The Talking Dog: Similarly, you recognize that one of the government’s functions in the course of “regulating the internet” is the prevention of fraud for example; what’s your view of fraud BY the government (as I.F. Stone would say, all governments lie) such as Armstrong Williams being paid to pretend he is an objective journalist rather than on the payroll of the Dept. of Education or other paid political advocacy masquerading as public service announcements (whether on the taxpayers’ dime or not)?
Cass Sunstein: This sort of thing is terrible – an indefensible abuse of public trust by all involved, and damaging to the democratic process as well.

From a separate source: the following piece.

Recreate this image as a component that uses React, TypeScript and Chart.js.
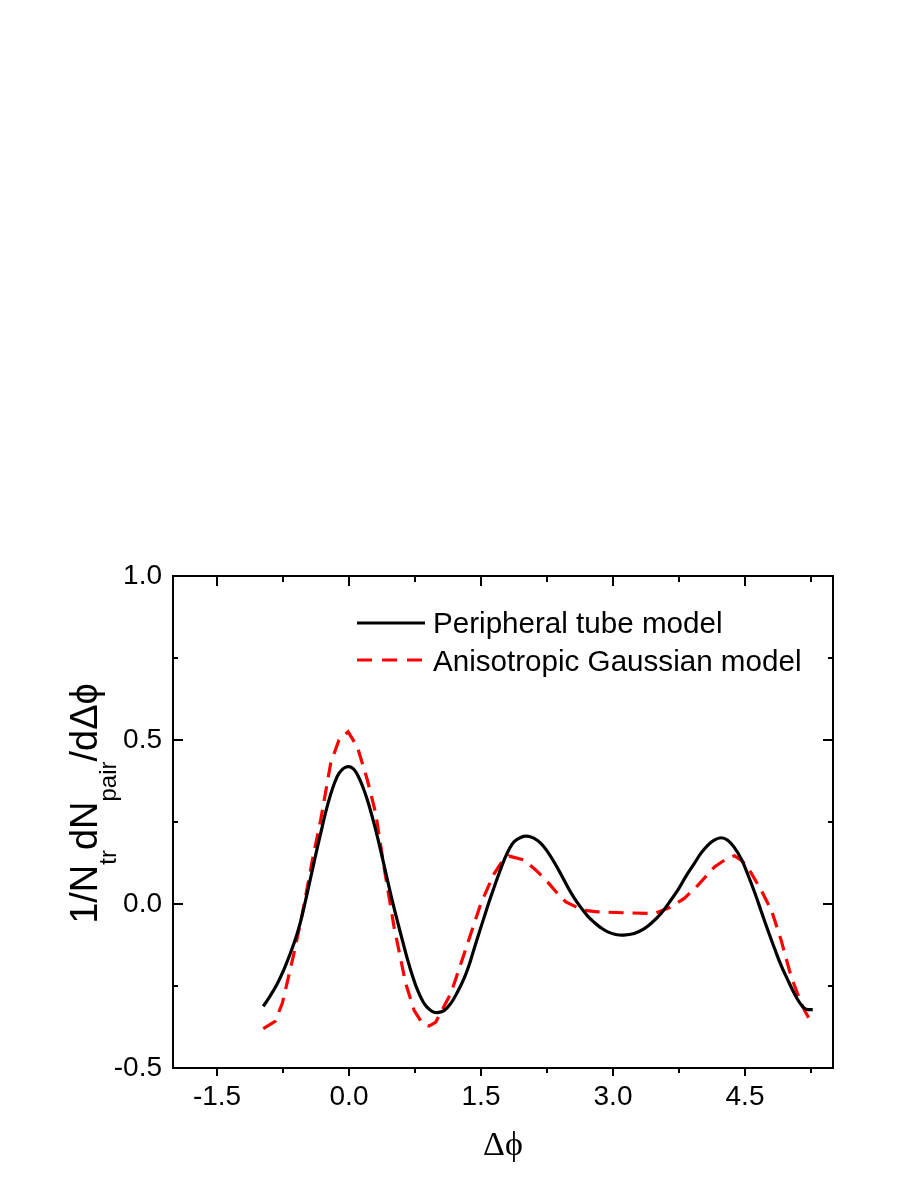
import { useEffect, useRef } from 'react';
import { Chart, registerables } from 'chart.js';

Chart.register(...registerables);

const W = 913;
const H = 1182;

// Peripheral tube model (black solid)
const tubeX = [
  -0.974, -0.9, -0.815, -0.74, -0.663, -0.6, -0.549, -0.49, -0.436, -0.38, -0.322, -0.265, -0.208, -0.16, -0.114, -0.06,
  0, 0.05, 0.095, 0.15, 0.209, 0.265, 0.323, 0.38, 0.437, 0.49, 0.55, 0.61, 0.664, 0.72, 0.778, 0.84, 0.892, 0.95, 1.005,
  1.08, 1.157, 1.23, 1.31, 1.36, 1.404, 1.47, 1.536, 1.59, 1.65, 1.71, 1.763, 1.82, 1.877, 1.95, 2.02, 2.1, 2.18, 2.25,
  2.33, 2.41, 2.485, 2.56, 2.636, 2.71, 2.787, 2.86, 2.94, 3.03, 3.12, 3.24, 3.356, 3.45, 3.546, 3.64, 3.736, 3.83, 3.925,
  4.0, 4.077, 4.15, 4.229, 4.3, 4.38, 4.46, 4.532, 4.61, 4.684, 4.76, 4.835, 4.91, 4.987, 5.04, 5.1, 5.14, 5.176, 5.22, 5.27,
];
const tubeY = [
  -0.312, -0.282, -0.243, -0.2, -0.148, -0.1, -0.052, 0.015, 0.08, 0.148, 0.215, 0.28, 0.335, 0.372, 0.398, 0.414,
  0.419, 0.412, 0.395, 0.362, 0.317, 0.265, 0.205, 0.14, 0.073, 0.012, -0.052, -0.114, -0.168, -0.218, -0.262, -0.297, -0.316, -0.328, -0.331,
  -0.325, -0.303, -0.27, -0.225, -0.19, -0.152, -0.095, -0.04, 0.005, 0.052, 0.097, 0.134, 0.167, 0.19, 0.203, 0.207, 0.201, 0.185, 0.162,
  0.128, 0.09, 0.052, 0.018, -0.011, -0.036, -0.056, -0.072, -0.085, -0.093, -0.095, -0.09, -0.075, -0.055, -0.029, 0.005, 0.042, 0.085, 0.124,
  0.155, 0.179, 0.195, 0.202, 0.195, 0.172, 0.136, 0.09, 0.035, -0.022, -0.08, -0.135, -0.187, -0.232, -0.262, -0.292, -0.308, -0.318, -0.322, -0.322,
];

// Anisotropic Gaussian model (red dashed)
const gaussX = [
  -0.974, -0.84, -0.758, -0.626, -0.53, -0.416, -0.322, -0.208, -0.114, -0.01, 0.095, 0.209, 0.304, 0.398, 0.512, 0.645,
  0.74, 0.835, 0.91, 0.986, 1.157, 1.31, 1.385, 1.498, 1.65, 1.726, 1.82, 1.99, 2.124, 2.237, 2.37, 2.465, 2.655, 2.826,
  3.148, 3.47, 3.66, 3.81, 3.964, 4.153, 4.3, 4.38, 4.456, 4.53, 4.684, 4.8, 4.91, 5.025, 5.139, 5.176, 5.26,
];
const gaussY = [
  -0.38, -0.358, -0.303, -0.151, -0.029, 0.134, 0.256, 0.429, 0.5, 0.525, 0.479, 0.378, 0.276, 0.113, -0.07, -0.243,
  -0.324, -0.365, -0.372, -0.36, -0.273, -0.151, -0.09, 0.001, 0.093, 0.124, 0.146, 0.134, 0.103, 0.073, 0.032, 0.006, -0.019, -0.024,
  -0.027, -0.029, -0.009, 0.017, 0.057, 0.113, 0.14, 0.147, 0.134, 0.113, 0.042, -0.019, -0.11, -0.222, -0.303, -0.324, -0.365,
];

const seriesNames = ['Peripheral tube model', 'Anisotropic Gaussian model'];
const xMajor = [-1.5, 0, 1.5, 3, 4.5];
const xMinor = [-0.75, 0.75, 2.25, 3.75, 5.25];
const yMajor = [-0.5, 0, 0.5, 1.0];
const yMinor = [-0.25, 0.25, 0.75];
const xRange = [-2, 5.5];
const yRange = [-0.5, 1.0];
const xTitle = 'Δϕ';
const yTitleParts = [
  { t: '1/N', sub: false },
  { t: 'tr', sub: true },
  { t: 'dN', sub: false },
  { t: 'pair', sub: true },
  { t: '/dΔϕ', sub: false },
];

const SANS = "'Liberation Sans', Arial, sans-serif";
const SERIF = "'Liberation Serif', 'DejaVu Serif', 'Times New Roman', serif";

const decorPlugin = {
  id: 'decor',
  afterDatasetsDraw(chart: any) {
    const { ctx, chartArea: a, scales } = chart;
    const sx = scales.x;
    const sy = scales.y;
    ctx.save();
    ctx.strokeStyle = '#000';
    ctx.lineWidth = 2;
    ctx.setLineDash([]);
    ctx.strokeRect(a.left, a.top, a.right - a.left, a.bottom - a.top);
    ctx.beginPath();
    const xt = (v: number, len: number, lenTop: number) => {
      const p = Math.round(sx.getPixelForValue(v));
      ctx.moveTo(p, a.bottom);
      ctx.lineTo(p, a.bottom + len);
      ctx.moveTo(p, a.top);
      ctx.lineTo(p, a.top + lenTop);
    };
    xMajor.forEach((v) => xt(v, 8, 10));
    xMinor.forEach((v) => xt(v, 5, 6));
    const yt = (v: number, len: number) => {
      const p = Math.round(sy.getPixelForValue(v));
      ctx.moveTo(a.left, p);
      ctx.lineTo(a.left + len, p);
      ctx.moveTo(a.right, p);
      ctx.lineTo(a.right - len, p);
    };
    yMajor.forEach((v) => yt(v, 10));
    yMinor.forEach((v) => yt(v, 5));
    ctx.stroke();

    // legend
    ctx.lineWidth = 3;
    ctx.strokeStyle = '#000';
    ctx.beginPath();
    ctx.moveTo(357, 623);
    ctx.lineTo(425, 623);
    ctx.stroke();
    ctx.strokeStyle = '#ff0000';
    ctx.setLineDash([15, 10]);
    ctx.beginPath();
    ctx.moveTo(357, 660);
    ctx.lineTo(425, 660);
    ctx.stroke();
    ctx.setLineDash([]);
    ctx.fillStyle = '#000';
    ctx.font = `29.6px ${SANS}`;
    ctx.textAlign = 'left';
    ctx.textBaseline = 'alphabetic';
    ctx.fillText(seriesNames[0], 433, 633);
    ctx.fillText(seriesNames[1], 433, 671);

    // x title
    ctx.font = `34px ${SERIF}`;
    ctx.textAlign = 'center';
    ctx.fillText(xTitle, (a.left + a.right) / 2, 1155);

    // y title
    ctx.translate(97, 803.5);
    ctx.rotate(-Math.PI / 2);
    ctx.textAlign = 'left';
    const mainFont = `38px ${SANS}`;
    const subFont = `24px ${SANS}`;
    let total = 0;
    yTitleParts.forEach((p) => {
      ctx.font = p.sub ? subFont : mainFont;
      total += ctx.measureText(p.t).width;
    });
    let x = -total / 2;
    yTitleParts.forEach((p) => {
      ctx.font = p.sub ? subFont : mainFont;
      ctx.fillText(p.t, x, p.sub ? 19 : 0);
      x += ctx.measureText(p.t).width;
    });
    ctx.restore();
  },
};

export default function App() {
  const ref = useRef<HTMLCanvasElement | null>(null);
  useEffect(() => {
    if (!ref.current) return;
    const chart = new Chart(ref.current, {
      type: 'scatter',
      data: {
        datasets: [
          {
            label: seriesNames[0],
            data: tubeX.map((x, i) => ({ x, y: tubeY[i] })),
            showLine: true,
            borderColor: '#000000',
            borderWidth: 3.2,
            pointRadius: 0,
            tension: 0.4,
            fill: false,
          },
          {
            label: seriesNames[1],
            data: gaussX.map((x, i) => ({ x, y: gaussY[i] })),
            showLine: true,
            borderColor: '#ff0000',
            borderWidth: 3.2,
            borderDash: [15, 9],
            pointRadius: 0,
            tension: 0,
            fill: false,
          },
        ],
      },
      options: {
        responsive: false,
        animation: false,
        events: [],
        layout: { padding: { left: 0, top: 576, right: W - 833, bottom: 0 } },
        plugins: { legend: { display: false }, tooltip: { enabled: false }, title: { display: false } },
        scales: {
          x: {
            type: 'linear',
            min: xRange[0],
            max: xRange[1],
            afterFit: (s: any) => {
              s.height = H - 1068;
            },
            afterBuildTicks: (s: any) => {
              s.ticks = xMajor.map((v) => ({ value: v }));
            },
            grid: { display: false, drawTicks: false },
            border: { display: false },
            ticks: {
              autoSkip: false,
              maxRotation: 0,
              padding: 12,
              color: '#000',
              font: { family: SANS, size: 28 },
              callback: (v: any) => Number(v).toFixed(1),
            },
          },
          y: {
            type: 'linear',
            min: yRange[0],
            max: yRange[1],
            afterFit: (s: any) => {
              s.width = 173;
            },
            afterBuildTicks: (s: any) => {
              s.ticks = yMajor.map((v) => ({ value: v }));
            },
            grid: { display: false, drawTicks: false },
            border: { display: false },
            ticks: {
              autoSkip: false,
              padding: 11,
              color: '#000',
              font: { family: SANS, size: 28 },
              callback: (v: any) => Number(v).toFixed(1),
            },
          },
        },
      },
      plugins: [decorPlugin],
    } as any);
    return () => chart.destroy();
  }, []);
  return (
    <div style={{ position: 'fixed', left: 0, top: 0, width: W, height: H, background: '#fff' }}>
      <canvas ref={ref} width={W} height={H} style={{ display: 'block', width: W, height: H }} />
    </div>
  );
}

The Talking Dog: My friend Lindsay Beyerstein turned down the job of John Edwards campaign blogger , before it was famously offered to Amanda Marcotte and Melissa McEwan; Lindsay then noted, among a number of problems with the offer, that many things she wrote would likely prove to be liabilities to Edwards. It was observed that the bloggers chosen by the Edwards camp were popular precisely because they were likely to throw red-meat to their hungry fans, i.e., preach to the choir, and in the strongest of terms; both Ms. Marcotte and Ms. McEwan famously resigned in an episode somewhat damaging to Edwards, for precisely the reasons that Lindsay anticipated. That said… do you recognize the empirical “chicken-egg” problem in your analysis of “blog echo chambers” (i.e. in the most popular blogs, either side, there is an overwhelming volume of liberals linking to liberals and conservatives linking to conservatives)… to wit, these blogs are popular by and large because they tell their audiences what they want to hear… in other words, large numbers of people WANT an echo chamber as compared to a general interest intermediary, at least when it comes to their blog reading, and the blogs likelier to be “general interest intermediaries”, at least in the political realm, are by and large likely to be less popular because people LIKE their echo chambers? Or in your view is that precisely the problem… people like “The Daily Me”…. and if given the opportunity, prefer to drown out views they disagree with?